Isn’t ironic, don’t you think? Sold on the eve itself!



It felt like Christmas Eve and I tried to sleep. Would I wake up to the Oor Wullie Annual or socks. I woke up to socks, used socks.


So. I have been working on a new novel for a long time now. It is hard to write without an editor pushing me. The novel is set in 1882 and is about a Tinker who becomes a successful photographer. After a series of events, he loses his wife and his business and moves to America. There he crosses paths with a variety of characters in Missouri. In the first chapter there is a hint of the scandal that destroys his reputation.

The Manse was situated in an attractive part of town, douce, lined with leafy trees and cobblestoned pavements. The street was not unlike his own, but considerably more patrician. He waited until Wee Hugh had stepped off the carriage and tethered the horse before stepping onto the pavement. He straightened his suit, clapped his top hat onto his head and looked down at his youngest apprentice.

“How do I look?”

“Like a million pounds,” Wee Hugh replied, grinning up at him.

"I’ll settle for just not embarrassing myself in front of the Laird.”

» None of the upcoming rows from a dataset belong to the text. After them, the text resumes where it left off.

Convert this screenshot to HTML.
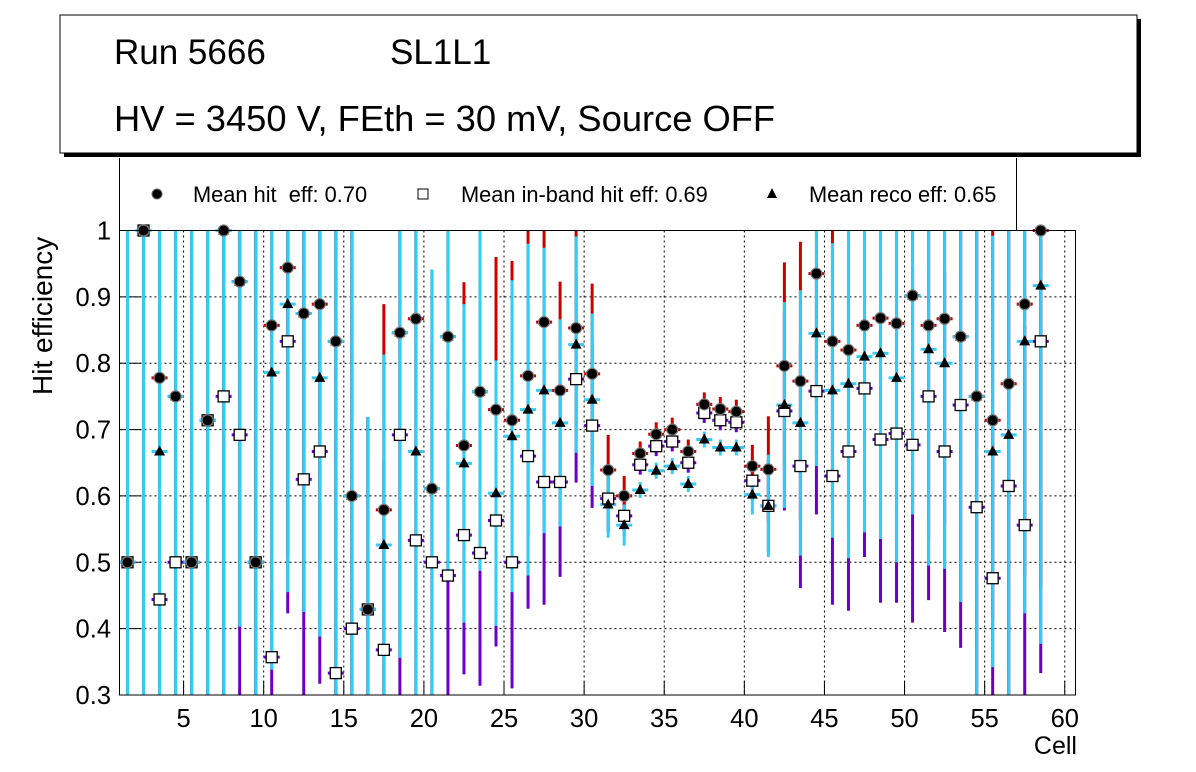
<!DOCTYPE html>
<html><head><meta charset="utf-8"><style>
body{margin:0;background:#fff;}
svg{display:block;font-family:"Liberation Sans",sans-serif;}
text{white-space:pre;}
</style></head><body>
<svg id="chart" width="1196" height="772" viewBox="0 0 1196 772">
<rect x="64" y="19" width="1077" height="138" fill="#000"/>
<rect x="60" y="15" width="1077" height="138" fill="#fff" stroke="#000" stroke-width="1"/>
<text x="114" y="64" font-size="35">Run 5666</text>
<text x="390" y="64" font-size="35">SL1L1</text>
<text x="114" y="131" font-size="36.3">HV = 3450 V, FEth = 30 mV, Source OFF</text>
<g>
<line x1="119.5" y1="158" x2="119.5" y2="230" stroke="#000"/>
<line x1="1016.5" y1="158" x2="1016.5" y2="230" stroke="#000"/>
<g><circle cx="157" cy="194" r="5" fill="#000" stroke="#666"/><text x="193" y="202" font-size="21.8" xml:space="preserve">Mean hit  eff: 0.70</text></g>
<g><rect x="418" y="189" width="10" height="10" fill="#fff" stroke="#000"/><text x="461" y="202" font-size="21.8">Mean in-band hit eff: 0.69</text></g>
<g><polygon points="772,188 777,198 767,198" fill="#000"/><text x="809" y="202" font-size="21.8">Mean reco eff: 0.65</text></g>
</g>
<g id="grid"></g>
<g id="axes"></g>
<g id="marks"></g>
<rect x="119.5" y="230.5" width="956" height="464.5" fill="none" stroke="#000"/>
<text transform="translate(52,395) rotate(-90)" font-size="28">Hit efficiency</text>
<text x="1077" y="754" font-size="25" text-anchor="end">Cell</text>
</svg>
<script>
const hitEff=[0.5,1.0,0.778,0.75,0.5,0.714,1.0,0.923,0.5,0.857,0.944,0.875,0.889,0.833,0.6,0.429,0.579,0.846,0.867,0.611,0.84,0.676,0.757,0.73,0.714,0.781,0.862,0.759,0.853,0.784,0.639,0.6,0.664,0.693,0.7,0.667,0.738,0.731,0.727,0.645,0.64,0.796,0.773,0.935,0.833,0.82,0.857,0.868,0.86,0.902,0.857,0.867,0.84,0.75,0.714,0.769,0.889,1.0];
const inbandEff=[0.5,1.0,0.444,0.5,0.5,0.714,0.75,0.692,0.5,0.357,0.833,0.625,0.667,0.333,0.4,0.429,0.368,0.692,0.533,0.5,0.48,0.541,0.514,0.563,0.5,0.66,0.621,0.621,0.776,0.706,0.596,0.57,0.647,0.675,0.682,0.65,0.725,0.714,0.711,0.623,0.585,0.728,0.645,0.758,0.63,0.667,0.762,0.685,0.694,0.677,0.75,0.667,0.737,0.583,0.476,0.615,0.556,0.833];
const recoEff=[0.5,1.0,0.667,0.75,0.5,0.714,1.0,0.923,0.5,0.786,0.889,0.875,0.778,0.833,0.6,0.429,0.526,0.846,0.667,0.611,0.84,0.649,0.757,0.604,0.69,0.73,0.759,0.71,0.828,0.745,0.587,0.556,0.609,0.638,0.645,0.618,0.685,0.673,0.673,0.602,0.585,0.737,0.71,0.845,0.759,0.769,0.81,0.815,0.778,0.902,0.821,0.8,0.84,0.75,0.667,0.692,0.833,0.917];
const recoErr=[0.7,0.7,0.7,0.7,0.7,0.7,0.7,0.52,0.7,0.448,0.434,0.45,0.39,0.7,0.7,0.29,0.287,0.49,0.7,0.33,0.36,0.24,0.27,0.2,0.235,0.25,0.215,0.156,0.163,0.13,0.05,0.031,0.012,0.012,0.012,0.012,0.012,0.012,0.012,0.03,0.077,0.155,0.2,0.2,0.222,0.263,0.265,0.28,0.278,0.33,0.326,0.31,0.4,0.7,0.325,0.7,0.41,0.54];
const hitErr=[0.7,0.7,0.7,0.7,0.7,0.7,0.7,0.52,0.7,0.448,0.434,0.45,0.39,0.7,0.7,0.29,0.31,0.49,0.7,0.33,0.36,0.246,0.27,0.23,0.24,0.24,0.15,0.164,0.16,0.136,0.053,0.03,0.018,0.018,0.018,0.018,0.018,0.018,0.018,0.032,0.08,0.156,0.21,0.2,0.2,0.263,0.265,0.28,0.278,0.33,0.326,0.31,0.4,0.7,0.3,0.7,0.41,0.54];
const inbandErr=[0.7,0.7,0.7,0.7,0.7,0.7,0.7,0.4,0.7,0.1,0.41,0.4,0.35,0.7,0.7,0.29,0.287,0.4,0.7,0.33,0.25,0.21,0.2,0.19,0.19,0.23,0.185,0.143,0.156,0.124,0.05,0.03,0.015,0.015,0.015,0.015,0.015,0.015,0.015,0.03,0.07,0.15,0.184,0.186,0.194,0.24,0.254,0.246,0.255,0.268,0.307,0.272,0.366,0.7,0.25,0.7,0.3,0.5];
const yTicks=[0.3,0.4,0.5,0.6,0.7,0.8,0.9,1];
const yTickLabels=["0.3","0.4","0.5","0.6","0.7","0.8","0.9","1"];
const xTicks=[5,10,15,20,25,30,35,40,45,50,55,60];

const NS="http://www.w3.org/2000/svg";
const X0=119.5,X1=1075.5,Y0=695,Y1=230.5;
const xMin=1,xMax=60.67,yMin=0.3,yMax=1;
function xs(v){return X0+(v-xMin)/(xMax-xMin)*(X1-X0);}
function ys(v){return Y0-(v-yMin)/(yMax-yMin)*(Y0-Y1);}
function clampY(v){return Math.max(Y1,Math.min(Y0,ys(v)));}
function mk(tag,attrs,parent){const e=document.createElementNS(NS,tag);for(const k in attrs)e.setAttribute(k,attrs[k]);parent.appendChild(e);return e;}
const grid=document.getElementById('grid'),axes=document.getElementById('axes'),marks=document.getElementById('marks');

yTicks.forEach((t,i)=>{
  const y=ys(t);
  const g=mk('line',{x1:X0,x2:X1,y1:y,y2:y,stroke:'#000','stroke-dasharray':'2,3','stroke-width':1},grid);
  
  
  const tk=mk('line',{x1:X0,x2:X0+22,y1:y,y2:y,stroke:'#000','stroke-width':1},axes);
  
  
  const lb=mk('text',{x:111,y:y+9,'font-size':25.5,'text-anchor':'end'},axes);
  lb.textContent=yTickLabels[i];
  
  
});
xTicks.forEach(t=>{
  const x=xs(t);
  const g=mk('line',{x1:x,x2:x,y1:Y1,y2:Y0,stroke:'#000','stroke-dasharray':'2,3','stroke-width':1},grid);
  
  
  const tk=mk('line',{x1:x,x2:x,y1:Y0,y2:Y0-14,stroke:'#000','stroke-width':1},axes);
  
  
  const lb=mk('text',{x:x,y:727,'font-size':25.5,'text-anchor':'middle'},axes);
  lb.textContent=String(t);
  
  
});

const halfW=(xs(2)-xs(1))/2;
function errBars(vals,errs,color,name){
  vals.forEach((v,i)=>{
    const x=xs(i+1.5);
    const l=mk('line',{x1:x,x2:x,y1:clampY(v+errs[i]),y2:clampY(v-errs[i]),stroke:color,'stroke-width':3},marks);
    
    
    const y=ys(v);
    if(y>=Y1-1&&y<=Y0){
      const h=mk('line',{x1:x-halfW,x2:x+halfW,y1:y,y2:y,stroke:color,'stroke-width':3},marks);
      
      
    }
  });
}
errBars(inbandEff,inbandErr,'#6a00cc','inband');
errBars(hitEff,hitErr,'#cc0000','hit');
errBars(recoEff,recoErr,'#33ccf5','reco');

inbandEff.forEach((v,i)=>{
  const x=xs(i+1.5),y=ys(v);
  const r=mk('rect',{x:x-5.5,y:y-5.5,width:11,height:11,fill:'#fff',stroke:'#000','stroke-width':1.3},marks);
  
  
});
recoEff.forEach((v,i)=>{
  const x=xs(i+1.5),y=ys(v);
  const p=mk('polygon',{points:`${x},${y-6} ${x+5.5},${y+4} ${x-5.5},${y+4}`,fill:'#000'},marks);
  
  
});
hitEff.forEach((v,i)=>{
  const x=xs(i+1.5),y=ys(v);
  const c=mk('circle',{cx:x,cy:y,r:5.5,fill:'#000',stroke:'#777','stroke-width':1.2},marks);
  
  
});
</script>
</body></html>
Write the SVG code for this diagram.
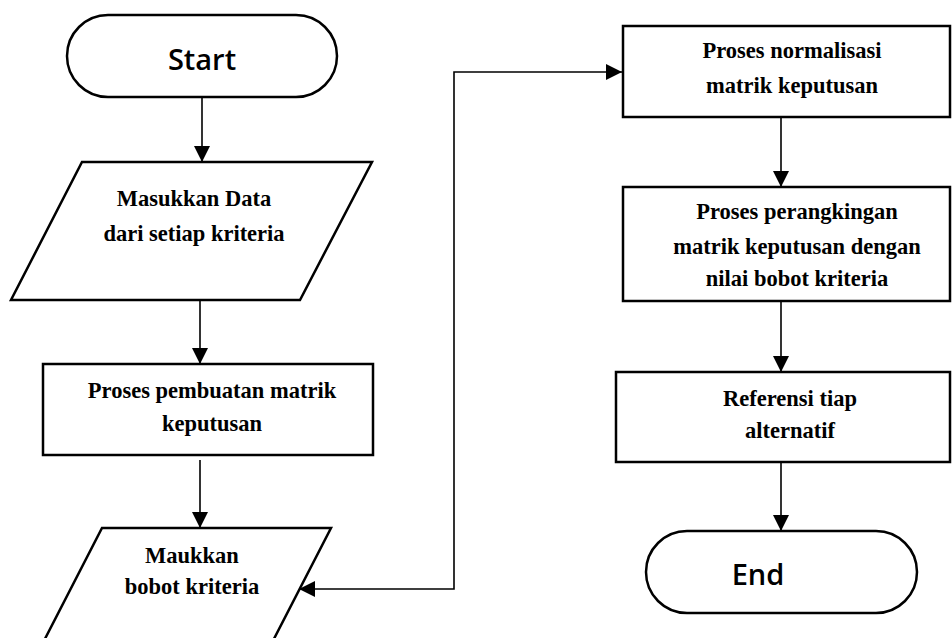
<svg xmlns="http://www.w3.org/2000/svg" width="952" height="638" viewBox="0 0 952 638">
<defs>
<style>
.shape{fill:#fff;stroke:#000;stroke-width:2.5}
.t{font-family:"Liberation Serif","Times New Roman",serif;font-weight:bold;font-size:22.5px;fill:#000;text-anchor:middle}
.term{font-family:"Open Sans","Noto Sans",sans-serif;font-weight:600;font-size:29px;fill:#000;text-anchor:middle}
.conn{fill:none;stroke:#000;stroke-width:1.6}
</style>
<marker id="ah" viewBox="0 0 10 10" refX="10" refY="5" markerWidth="16" markerHeight="16" markerUnits="userSpaceOnUse" orient="auto-start-reverse">
<path d="M0,0 L10,5 L0,10 z" fill="#000"/>
</marker>
</defs>
<rect width="952" height="638" fill="#fff"/>
<g id="connectors">
<line class="conn" x1="202" y1="97" x2="202" y2="162" marker-end="url(#ah)"/>
<line class="conn" x1="200" y1="300" x2="200" y2="364" marker-end="url(#ah)"/>
<line class="conn" x1="200" y1="460" x2="200" y2="528" marker-end="url(#ah)"/>
<polyline class="conn" points="299,589 454,589 454,72 622,72" marker-start="url(#ah)" marker-end="url(#ah)"/>
<line class="conn" x1="781" y1="117" x2="781" y2="187" marker-end="url(#ah)"/>
<line class="conn" x1="781" y1="301" x2="781" y2="372" marker-end="url(#ah)"/>
<line class="conn" x1="781" y1="462" x2="781" y2="531" marker-end="url(#ah)"/>
</g>
<g id="start">
<rect class="shape" x="67" y="15" width="270" height="82" rx="41" ry="41"/>
<text class="term" x="202" y="70">Start</text>
</g>
<g id="input-data">
<polygon class="shape" points="82,162 372,162 300,300 11,300"/>
<text class="t" x="194" y="206">Masukkan Data</text>
<text class="t" x="194" y="241">dari setiap kriteria</text>
</g>
<g id="matrik">
<rect class="shape" x="43" y="364" width="330" height="91"/>
<text class="t" x="212" y="398">Proses pembuatan matrik</text>
<text class="t" x="212" y="431">keputusan</text>
</g>
<g id="input-bobot">
<polygon class="shape" points="102,528 331,528 260,666 31,666"/>
<text class="t" x="192" y="563">Maukkan</text>
<text class="t" x="192" y="594">bobot kriteria</text>
</g>
<g id="normalisasi">
<rect class="shape" x="623" y="26" width="327" height="91"/>
<text class="t" x="792" y="58">Proses normalisasi</text>
<text class="t" x="792" y="93">matrik keputusan</text>
</g>
<g id="perangkingan">
<rect class="shape" x="623" y="187" width="327" height="114"/>
<text class="t" x="797" y="219">Proses perangkingan</text>
<text class="t" x="797" y="254">matrik keputusan dengan</text>
<text class="t" x="797" y="286">nilai bobot kriteria</text>
</g>
<g id="referensi">
<rect class="shape" x="616" y="372" width="334" height="90"/>
<text class="t" x="790" y="406">Referensi tiap</text>
<text class="t" x="790" y="438">alternatif</text>
</g>
<g id="end">
<rect class="shape" x="646" y="531" width="271" height="82" rx="41" ry="41"/>
<text class="term" x="758" y="585">End</text>
</g>
</svg>
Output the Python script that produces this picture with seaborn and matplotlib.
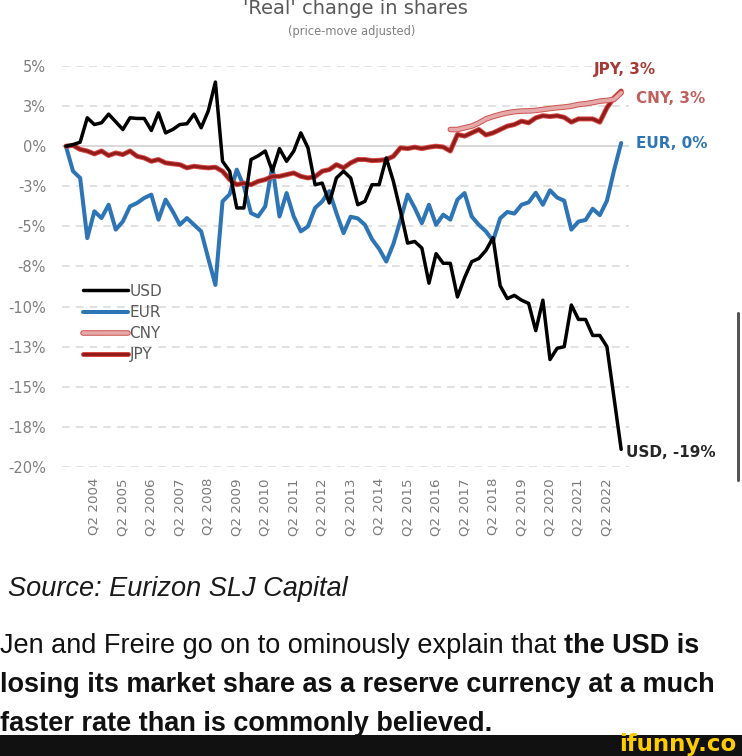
import matplotlib
matplotlib.use("Agg")
import matplotlib.pyplot as plt
import matplotlib.patheffects as pe
from matplotlib.patches import Rectangle, FancyBboxPatch
import seaborn as sns

# ---------------- data ----------------
quarters = [f"Q{q} {yr}" for yr in range(2003, 2023) for q in (1, 2, 3, 4)][1:]  # Q2 2003 .. Q4 2022

usd = [0, 0.1, 0.25, 1.77, 1.35, 1.46, 2.0, 1.52, 1.04, 1.77,
       1.73, 1.73, 0.98, 2.08, 0.83, 1.04, 1.35, 1.4, 2.0, 1.15,
       2.2, 4.0, -0.94, -1.56, -3.85, -3.85, -0.83, -0.6, -0.3, -1.56,
       -0.15, -0.94, -0.31, 0.83, -0.1, -2.4, -2.3, -3.54, -1.98, -1.56,
       -1.98, -3.65, -3.44, -2.4, -2.4, -0.73, -2.19, -4.06, -6.04, -5.94,
       -6.35, -8.54, -6.7, -7.3, -7.3, -9.4, -8.2, -7.2, -7.0, -6.5,
       -5.7, -8.7, -9.5, -9.3, -9.6, -9.8, -11.5, -9.6, -13.3, -12.6,
       -12.5, -9.9, -10.8, -10.8, -11.8, -11.8, -12.5, -15.7, -18.9]

eur = [0, -1.56, -1.98, -5.73, -4.06, -4.48, -3.65, -5.2, -4.69, -3.75,
       -3.54, -3.23, -3.02, -4.58, -3.33, -4.06, -4.9, -4.48, -4.9, -5.31,
       -7.0, -8.65, -3.44, -3.0, -1.46, -2.5, -4.17, -4.38, -3.75, -1.25,
       -4.38, -2.92, -4.38, -5.31, -5.0, -3.85, -3.44, -2.8, -4.17, -5.42,
       -4.4, -4.5, -4.9, -5.8, -6.4, -7.19, -6.1, -4.6, -3.02, -3.85,
       -4.8, -3.65, -4.9, -4.27, -4.58, -3.33, -2.92, -4.38, -4.9, -5.31,
       -5.9, -4.5, -4.1, -4.2, -3.65, -3.5, -2.9, -3.65, -2.75, -3.2,
       -3.4, -5.2, -4.7, -4.6, -3.9, -4.3, -3.4, -1.5, 0.2]

jpy = [0, 0.05, -0.2, -0.3, -0.48, -0.3, -0.58, -0.42, -0.52, -0.3,
       -0.63, -0.73, -0.94, -0.83, -1.04, -1.1, -1.15, -1.35, -1.25, -1.31,
       -1.35, -1.31, -1.56, -2.08, -2.4, -2.3, -2.4, -2.19, -2.08, -1.88,
       -1.88, -1.77, -1.67, -1.88, -1.98, -1.9, -1.56, -1.46, -1.15, -1.35,
       -1.04, -0.83, -0.83, -0.9, -0.88, -0.83, -0.63, -0.1, -0.15, -0.06,
       -0.15, -0.06, 0.0, -0.05, -0.3, 0.73, 0.63, 0.83, 1.04, 0.7,
       0.83, 1.04, 1.25, 1.35, 1.56, 1.46, 1.77, 1.9, 1.85, 1.9,
       1.8, 1.5, 1.7, 1.7, 1.7, 1.5, 2.4, 3.02, 3.44]

cny_start = "Q4 2016"
cny = [1.04, 1.04, 1.15, 1.25, 1.45, 1.7, 1.85, 1.98, 2.08, 2.15,
       2.19, 2.2, 2.23, 2.29, 2.35, 2.4, 2.44, 2.5, 2.6, 2.65,
       2.72, 2.81, 2.85, 2.92, 3.33]

ytick_vals = [5, 2.5, 0, -2.5, -5, -7.5, -10, -12.5, -15, -17.5, -20]
ytick_labels = ["5%", "3%", "0%", "-3%", "-5%", "-8%", "-10%", "-13%", "-15%", "-18%", "-20%"]

title = "'Real' change in shares"
subtitle = "(price-move adjusted)"
source = "Source: Eurizon SLJ Capital"
body_regular = "Jen and Freire go on to ominously explain that"
body_bold_1 = "the USD is"
body_bold_2 = "losing its market share as a reserve currency at a much"
body_bold_3 = "faster rate than is commonly believed."

# ---------------- style ----------------
sns.set_style("white")
plt.rcParams["font.family"] = ["DejaVu Sans"]

W, H = 742, 756
fig = plt.figure(figsize=(W / 100, H / 100), dpi=100)
fig.patch.set_facecolor("white")

ax = fig.add_axes([62 / W, 1 - 467 / H, 567 / W, 401 / H])
ax.set_facecolor("white")

x_idx = list(range(len(quarters)))
c0 = quarters.index(cny_start)
x_cny = x_idx[c0:c0 + len(cny)]

# grid
for v in ytick_vals:
    if v == 0:
        ax.axhline(v, color="#D6D6D6", lw=1.3, ls="-", zorder=0)
    else:
        ax.axhline(v, color="#D9D9D9", lw=1.1, ls=(0, (5, 4)), zorder=0)

sns.lineplot(x=x_idx, y=eur, color="#2E75B6", lw=2.9, label="EUR", ax=ax, zorder=3)
sns.lineplot(x=x_idx, y=jpy, color="#921C1A", lw=2.2, label="JPY", ax=ax, zorder=4,
             path_effects=[pe.Stroke(linewidth=3.6, foreground="#DA4A46"), pe.Normal()])
sns.lineplot(x=x_cny, y=cny, color="#E4A9A8", lw=2.6, label="CNY", ax=ax, zorder=5,
             path_effects=[pe.Stroke(linewidth=4.0, foreground="#CC524E"), pe.Normal()])
sns.lineplot(x=x_idx, y=usd, color="#000000", lw=2.5, label="USD", ax=ax, zorder=6)

ax.set_xlim(-0.55, 79.1)
ax.set_ylim(-20, 5)
for s in ax.spines.values():
    s.set_visible(False)

ax.set_yticks(ytick_vals)
ax.set_yticklabels(ytick_labels)
xt = [i for i, q in enumerate(quarters) if q.startswith("Q2") and i > 0]
ax.set_xticks(xt)
ax.set_xticklabels([quarters[i] for i in xt], rotation=90)
ax.tick_params(axis="y", length=0, pad=11.5, labelsize=10.5, labelcolor="#7F7F7F")
ax.tick_params(axis="x", length=0, pad=8, labelsize=9.6, labelcolor="#7A7A7A")
ax.set_xlabel("")
ax.set_ylabel("")
ax.grid(False)

# legend
h, l = ax.get_legend_handles_labels()
order = ["USD", "EUR", "CNY", "JPY"]
hd = dict(zip(l, h))
leg = ax.legend([hd[k] for k in order], order, loc="upper left",
                bbox_to_anchor=(0.037, 0.457), frameon=False, fontsize=11,
                handlelength=2.95, handletextpad=0.1, labelspacing=0.4,
                borderpad=0, borderaxespad=0)
for t in leg.get_texts():
    t.set_color("#595959")

# end labels
last = x_idx[-1]
ax.annotate(f"USD, {round(usd[-1])}%", xy=(last, usd[-1]), xytext=(5, -3),
            textcoords="offset pixels", ha="left", va="center", fontsize=11,
            fontweight="bold", color="#262626")
ax.annotate(f"EUR, {round(eur[-1])}%", xy=(last, eur[-1]), xytext=(15, -1),
            textcoords="offset pixels", ha="left", va="center", fontsize=11,
            fontweight="bold", color="#2E75B6", annotation_clip=False)
ax.annotate(f"CNY, {round(cny[-1])}%", xy=(last, cny[-1]), xytext=(15, -6),
            textcoords="offset pixels", ha="left", va="center", fontsize=11,
            fontweight="bold", color="#C0605C", annotation_clip=False)
ax.annotate(f"JPY, {round(jpy[-1])}%", xy=(last, jpy[-1]), xytext=(4, 22),
            textcoords="offset pixels", ha="center", va="center", fontsize=11,
            fontweight="bold", color="#A83A35", annotation_clip=False)

# titles
fig.text(355 / W, 1 - 14 / H, title, ha="center", va="baseline", fontsize=14, color="#595959")
fig.text(352 / W, 1 - 35 / H, subtitle, ha="center", va="baseline", fontsize=8.3, color="#808080")

# text below chart
body_font = ["Liberation Sans", "DejaVu Sans"]
fig.text(8 / W, 1 - 596 / H, source, ha="left", va="baseline", fontsize=19.5,
         style="italic", family=body_font, color="#1A1A1A")
t1 = fig.text(0, 1 - 653 / H, body_regular, ha="left", va="baseline", fontsize=19.5,
              family=body_font, color="#111111")
fig.canvas.draw()
r = fig.canvas.get_renderer()
bb = t1.get_window_extent(renderer=r)
fig.text((bb.x1 + 7.5) / W, 1 - 653 / H, body_bold_1, ha="left", va="baseline", fontsize=19.5,
         family=body_font, fontweight="bold", color="#111111")
fig.text(0, 1 - 692 / H, body_bold_2, ha="left", va="baseline", fontsize=19.5,
         family=body_font, fontweight="bold", color="#111111")
fig.text(0, 1 - 731 / H, body_bold_3, ha="left", va="baseline", fontsize=19.5,
         family=body_font, fontweight="bold", color="#111111")

# bottom bar with logo
fig.patches.append(Rectangle((0, 0), 1, 21 / H, transform=fig.transFigure,
                             facecolor="#111111", edgecolor="none", zorder=10))
fig.text(736 / W, 1 - 751 / H, "ifunny.co", ha="right", va="baseline", fontsize=16.5,
         fontweight="bold", color="#FFCC00", zorder=11)

# scroll indicator
fig.patches.append(FancyBboxPatch((737 / W, 1 - 482 / H), 3 / W, 170 / H,
                                  boxstyle="round,pad=0,rounding_size=0.002",
                                  transform=fig.transFigure, facecolor="#555555",
                                  edgecolor="none", zorder=10))

fig.savefig("out.png", dpi=100, facecolor="white")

With wink, he turned and pushed open the heavy wrought-iron gate and up the cobbled path to the Manse. The tall, lacquered door opened before he touched the heavy brass knocker. A wizened old crone in a maid’s uniform glared up at him, the door open only enough for her to stick her sizable hook nose out.

"Tradesmen’s entrance at the back. Aff wi’ ye!"

She started to shut the door but he held his gloved hand up to it, stopping her.

"Madame. Do I look like a tradesman to you?"

"It makes nae mind what I think. Rules of the house."

She swung her head in the direction of the back entrance. “Tradesman entrance at the back.”

He didn’t let go of the door as he slid his calling card from his waistcoat.

"Madame. If you don’t mind, could you pass my card along to your mistress and explain to her why her poor departed daughter won’t be photographed today?"

"And what shall I tell her the reason be?"

"Because the photographer she hired wasn’t allowed to pass the front door on account of a pauchtie auld cailleach!"

The hag looked suspiciously at the card for a moment before snatching it from his hand. She peered at it, moving it backwards and forwards until her eyes focused.

"Archibald Scott," she read aloud. "Photographer, Portraitist, Documentor."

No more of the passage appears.